What is a Non-Disclosure Agreement (NDA)?
A Non-Disclosure Agreement or Confidentiality Agreement, is a legally binding contract that allows you to share your ideas in confidence.
Do you need a Non-Disclosure Agreement?
When you start your business, you will meet with a lot of people like banks, investors, accountants, advisors, manufacturers, marketing agencies and so on. You will have to disclose certain information. Don’t just assume the discussions are automatically confidential! Draft a NDA and ask them to sign it before you disclose any confidential information.
What should an NDA cover?
First, decide what the agreement will cover and in what instances the information can be disclosed. Be realistic! If you meet with investors, they will most likely discuss the investment opportunity with their own advisors before making any decisions. Ensure the NDA extends to your investors’ advisors!
You also need to decide how long the confidentiality will last.
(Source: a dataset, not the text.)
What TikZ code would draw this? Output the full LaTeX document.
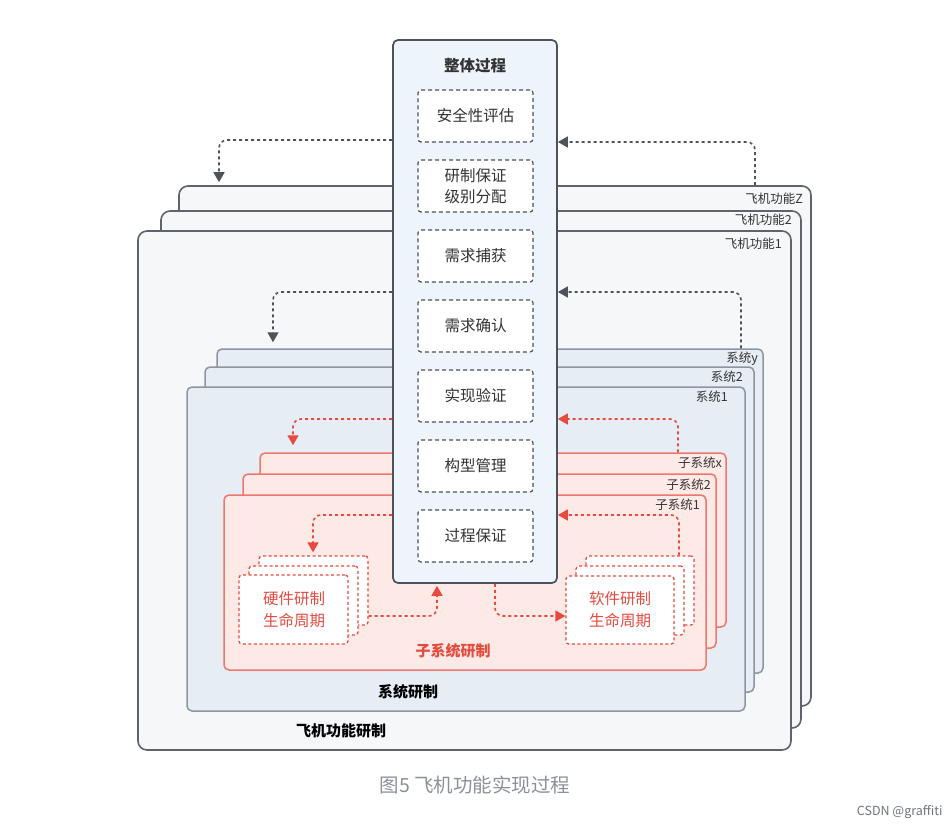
\documentclass[tikz,border=0pt]{standalone}
\usepackage{fontspec}
\setmainfont{Noto Sans CJK SC}
\usetikzlibrary{fit,arrows.meta,calc}
\definecolor{fnborder}{HTML}{5F636B}
\definecolor{fnfill}{HTML}{F6F7F9}
\definecolor{sysborder}{HTML}{8F959E}
\definecolor{sysfill}{HTML}{E7EDF4}
\definecolor{subborder}{HTML}{EF776C}
\definecolor{subfill}{HTML}{FDE9E6}
\definecolor{ctrfill}{HTML}{EEF4FB}
\definecolor{ctrborder}{HTML}{4D525A}
\definecolor{arrg}{HTML}{4E535B}
\definecolor{arrr}{HTML}{E94A3F}
\definecolor{redtext}{HTML}{E54B3F}
\definecolor{lbltext}{HTML}{333333}
\definecolor{captext}{HTML}{8C9199}
\begin{document}
\begin{tikzpicture}[x=1pt,y=-1pt,
  fnbox/.style={draw=fnborder,fill=fnfill,line width=1.6pt,rounded corners=9pt,inner sep=0pt},
  sysbox/.style={draw=sysborder,fill=sysfill,line width=1.5pt,rounded corners=5pt,inner sep=0pt},
  subbox/.style={draw=subborder,fill=subfill,line width=1.5pt,rounded corners=5pt,inner sep=0pt},
  ctrbox/.style={draw=ctrborder,fill=ctrfill,line width=1.7pt,rounded corners=5pt,inner sep=0pt},
  dbox/.style={draw=ctrborder,fill=white,line width=1.2pt,dash pattern=on 4pt off 3pt,rounded corners=3pt,
    minimum width=115pt,minimum height=52pt,align=center,text=lbltext,font=\fontsize{15.5}{21}\selectfont},
  rbox/.style={draw=arrr,fill=white,line width=1.3pt,dash pattern=on 3pt off 2.5pt,rounded corners=3pt,inner sep=0pt},
  lbl/.style={anchor=east,text=lbltext,font=\fontsize{12.5}{14}\selectfont,inner sep=0pt},
  garrow/.style={draw=arrg,line width=1.6pt,dash pattern=on 3pt off 3pt,rounded corners=8pt,
    -{Triangle[width=11pt,length=10pt]}},
  rarrow/.style={draw=arrr,line width=1.6pt,dash pattern=on 3pt off 3pt,rounded corners=8pt,
    -{Triangle[width=11pt,length=10pt]}}]
\useasboundingbox[fill=white] (0,0) rectangle (950,830);

% aircraft function stack
\node[fnbox,fit={(179,186)(811,706)}] (fz) {};
\node[fnbox,fit={(161,211)(801,728)}] (f2) {};
\node[fnbox,fit={(138,231)(791,750)}] (f1) {};
\node[lbl] (lfz) at (803,199) {飞机功能Z};
\node[lbl] (lf2) at (792,220) {飞机功能2};
\node[lbl] (lf1) at (782,244) {飞机功能1};
\node[text=black,font=\bfseries\fontsize{15}{18}\selectfont] (tf) at (341,731) {飞机功能研制};

% system stack
\node[sysbox,fit={(217,349)(763,673)}] (sysy) {};
\node[sysbox,fit={(205,367)(754,692)}] (sys2) {};
\node[sysbox,fit={(187,387)(745,711)}] (sys1) {};
\node[lbl] (lsy) at (758,359) {系统y};
\node[lbl] (ls2) at (743,377) {系统2};
\node[lbl] (ls1) at (728,397) {系统1};
\node[text=black,font=\bfseries\fontsize{15}{18}\selectfont] (ts) at (408,692) {系统研制};

% subsystem stack
\node[subbox,fit={(260,453)(726,627)}] (subx) {};
\node[subbox,fit={(243,474)(716,648)}] (sub2) {};
\node[subbox,fit={(224,495)(706,670)}] (sub1) {};
\node[lbl] (lbx) at (722,463) {子系统x};
\node[lbl] (lb2) at (711,485) {子系统2};
\node[lbl] (lb1) at (700,505) {子系统1};
\node[text=redtext,font=\bfseries\fontsize{15}{18}\selectfont] (tsub) at (453,651) {子系统研制};

% hardware lifecycle stack
\node[rbox,fit={(259,556)(368,625)}] (hw3) {};
\node[rbox,fit={(249,566)(358,635)}] (hw2) {};
\node[rbox,fit={(239,575)(348,644)}] (hw1) {};
\node[align=center,text=redtext,font=\fontsize{15.5}{22}\selectfont] (thw) at (294,610) {硬件研制\\生命周期};

% software lifecycle stack
\node[rbox,fit={(586,556)(694,625)}] (sw3) {};
\node[rbox,fit={(576,566)(684,635)}] (sw2) {};
\node[rbox,fit={(566,576)(674,644)}] (sw1) {};
\node[align=center,text=redtext,font=\fontsize{15.5}{22}\selectfont] (tsw) at (620,610) {软件研制\\生命周期};

% central column
\node[ctrbox,fit={(393,40)(557,583)}] (ctr) {};
\node[text=lbltext,font=\bfseries\fontsize{15.5}{18}\selectfont] (ttl) at (475,66) {整体过程};
\node[dbox] (s1) at (475.5,116) {安全性评估};
\node[dbox] (s2) at (475.5,186) {研制保证\\级别分配};
\node[dbox] (s3) at (475.5,256) {需求捕获};
\node[dbox] (s4) at (475.5,326) {需求确认};
\node[dbox] (s5) at (475.5,396) {实现验证};
\node[dbox] (s6) at (475.5,466) {构型管理};
\node[dbox] (s7) at (475.5,536) {过程保证};

% connectors
\draw[garrow,shorten >=3pt] (ctr.west |- 0,140) -| (fz.north -| 219,0);
\draw[garrow] (fz.north -| 755,0) |- (ctr.east |- 0,142);
\draw[garrow,shorten >=6pt] (ctr.west |- 0,292) -| (sysy.north -| 273,0);
\draw[garrow] (sysy.north -| 741,0) |- (ctr.east |- 0,292);
\draw[rarrow,shorten >=7pt] (ctr.west |- 0,419) -| (subx.north -| 293,0);
\draw[rarrow] (subx.north -| 678,0) |- (ctr.east |- 0,419);
\draw[rarrow,shorten >=3pt] (ctr.west |- 0,515) -| (hw3.north -| 313,0);
\draw[rarrow] (sw3.north -| 679,0) |- (ctr.east |- 0,515);
\draw[rarrow,shorten >=2pt] (hw3.east |- 0,616) -| (ctr.south -| 437,0);
\draw[rarrow] (ctr.south -| 495,0) |- (sw1.west |- 0,616);

% caption
\node[text=captext,font=\fontsize{19.5}{22}\selectfont] (cap) at (475,785) {图5 飞机功能实现过程};
\node[anchor=east,text=captext!80!black,font=\fontsize{12.5}{14}\selectfont] (wm) at (946,812) {CSDN @graffiti};
\end{tikzpicture}
\end{document}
It is unlikely anyone will sign a NDA that lasts forever, but 3-5 years should be fine.
Types of NDA
There are 2 types of NDAs, one way or two way, depending if you are the only one disclosing the information (one way- eg meeting an investor) or both parties disclosing (two way – eg you and your business partner).
And yes, if you work with a business partner, I strongly advise you to have a two way NDA between the two of you.
Writing an NDA
There are a lot of standard templates you can use but personally I would use a solicitor to draw it, it shouldn’t be very expensive as the agreements are relatively standard.
Also, for the NDA to be legally binding, you must ensure a relevant person signs it, like a director or officer of the company. For example, if you appoint a marketing agency, a junior consultant signing the agreement is not a good idea as they most likely don’t have the authority to sign. Just check if they have the authority, it is not rude to ask so don’t worry about it, it’s just business. At the same time, if the person signing is a registered director of the company, don’t ask if they have the authority because they DO!
Might be a good idea to record your meetings or presentations, ask the people present at the meeting to sign a paper copy of the presentation.
However, the reality is that a lot of the times people will refuse to sign an NDA. I know a lot of investors or VC’s that will not sign! It is up to you to decide if it’s worth the risk and disclose information without an NDA.
Unfortunately, taking risks is part of doing business! And at the end of the day, you could have all the protection in place and it will still be impossible to control what is being disclosed and even harder to prove who has disclosed what.
My final advice is, do the best you can to protect your business but also take risks, seize opportunities and turn your idea into the next unicorn!